In the C interpreter exception handlers are stored in the heap as standard Haskell heap nodes. The structure is given in src/runtime/BCKernel/node.h

/* an exception handler */<br/>
typedef struct _ExceptionHandlerNode {
  NodeHeader                        node;
  struct _ExceptionHandlerNode*     next;           /* next exception handler in the stack */
  Node*                             vapptr;         /* vapptr of the handler code */
  CodePtr                           ip;             /* ip to jump to for the handler code */
  UInt                              spOffs;         /* offset of sp from G_spBase, offset is easier than ptr here because of GC */
  UInt                              fpOffs;         /* offset of fp from G_spBase, again offsets easier */
}ExceptionHandlerNode;

vapptr, ip and fpOffs is basically the same information as stored in stack frames (see Yhc/RTS/Machine). spOffs is included for completeness although in practice it isn't strictly necessary.

fpOffs and spOffs are offsets from G_spBase rather than direct pointers because program stacks are stored in the heap, and thus might be moved by the garbage collector.
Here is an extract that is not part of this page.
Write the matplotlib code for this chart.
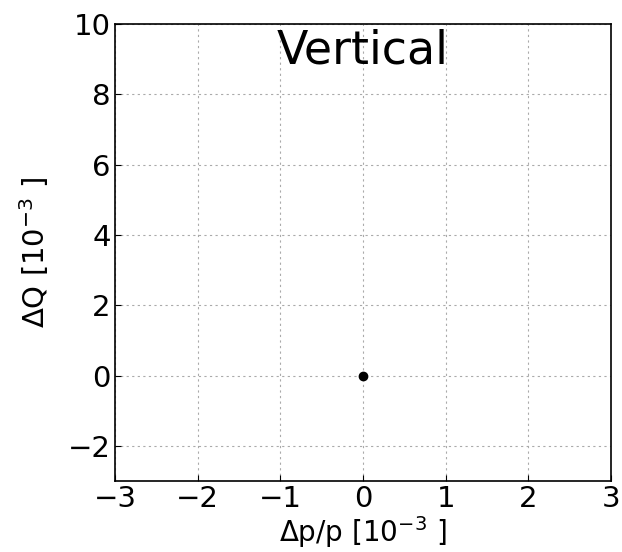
import matplotlib
matplotlib.use("Agg")
import matplotlib.pyplot as plt

# data
dp = [0.0]
dq = [0.0]
xticks = [-3, -2, -1, 0, 1, 2, 3]
yticks = [-2, 0, 2, 4, 6, 8, 10]

fig = plt.figure(figsize=(6.22, 5.52), dpi=100)
ax = fig.add_axes([115 / 622, 1 - 481 / 552, 496 / 622, 457 / 552])

ax.plot(dp, dq, "o", color="black", markersize=6)

ax.set_xlim(-3, 3)
ax.set_ylim(-3, 10)
ax.set_xticks(xticks)
ax.set_yticks(yticks)
ax.tick_params(direction="in", labelsize=21, length=4, pad=3)
ax.grid(True, color="#aaaaaa", linestyle=(0, (2, 3)), linewidth=0.8)

ax.set_xlabel(r"$\Delta$p/p [10$^{-3}$ ]", fontsize=20, labelpad=1)
ax.set_ylabel(r"$\Delta$Q [10$^{-3}$ ]", fontsize=21, labelpad=12)
ax.text(0.5, 0.94, "Vertical", transform=ax.transAxes, ha="center", va="center", fontsize=33)

for s in ax.spines.values():
    s.set_linewidth(1.2)

fig.savefig("out.png", dpi=100)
The offset from the base of the stack, however, will not be changed by the garbage collector.

The 'next' field allows us to setup a stack of exception handlers. Each process has its own exception stack, so the handler on the top of the stack is stored in the process information structure (see Yhc/RTS/Concurrency).

Ensuring that the ExceptionHandlerNodes are treated correctly by the GC is ensured by simply having CATCH_BEGIN push the created ExceptionHandlerNode on the program stack. There it remains until it's either removed by the corresponding CATCH_END or it is stripped off the stack by THROW. This simple trick means we can avoid having to scan process information structures for pointers to heap nodes.

Changing the type of IO

Before imprecise exceptions the IO type was defined as:

newtype IO a = IO (World -> Either IOError a)
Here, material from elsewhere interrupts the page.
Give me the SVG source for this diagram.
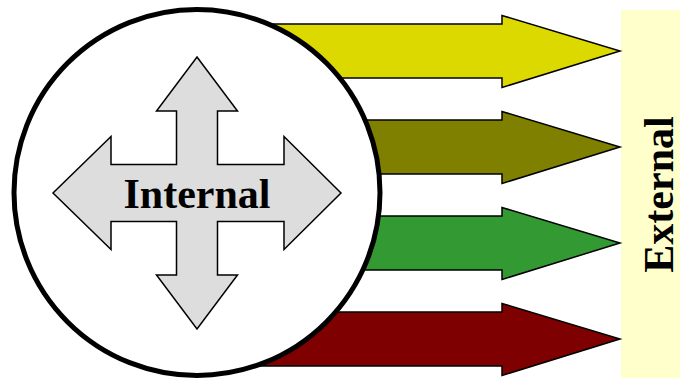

World is a dummy argument to prevent us from accidentally introducing a CAF, and the function either returns (Left err) if there was some error performing the IO action or (Right a) if the IO action succeeded with value 'a'.

However imprecise exceptions allow us to improve this to:

newtype IO a = IO (World -> a)

since we can simply implement throwing and catching IOErrors using 'throw' and 'catch'. This requires a slight change in the code for the IO monad to:

instance Monad IO where
  (IO x) >>= yf = IO $ \ w -> let xv = x w 
                              in xv `seq` case yf xv of
                                            IO y -> y w

  (IO x) >> (IO y) = IO $ \ w -> x w `seq` y w

  return a = IO $ \ w -> a

Here we use Yhc's 'seq' to ensure that impure IO functions are executed in the correct order.

There are also some changes to src/packages/yhc-base-1.0/YHC/_Driver.hs to ensure that no exceptions can possibly 'escape' the program.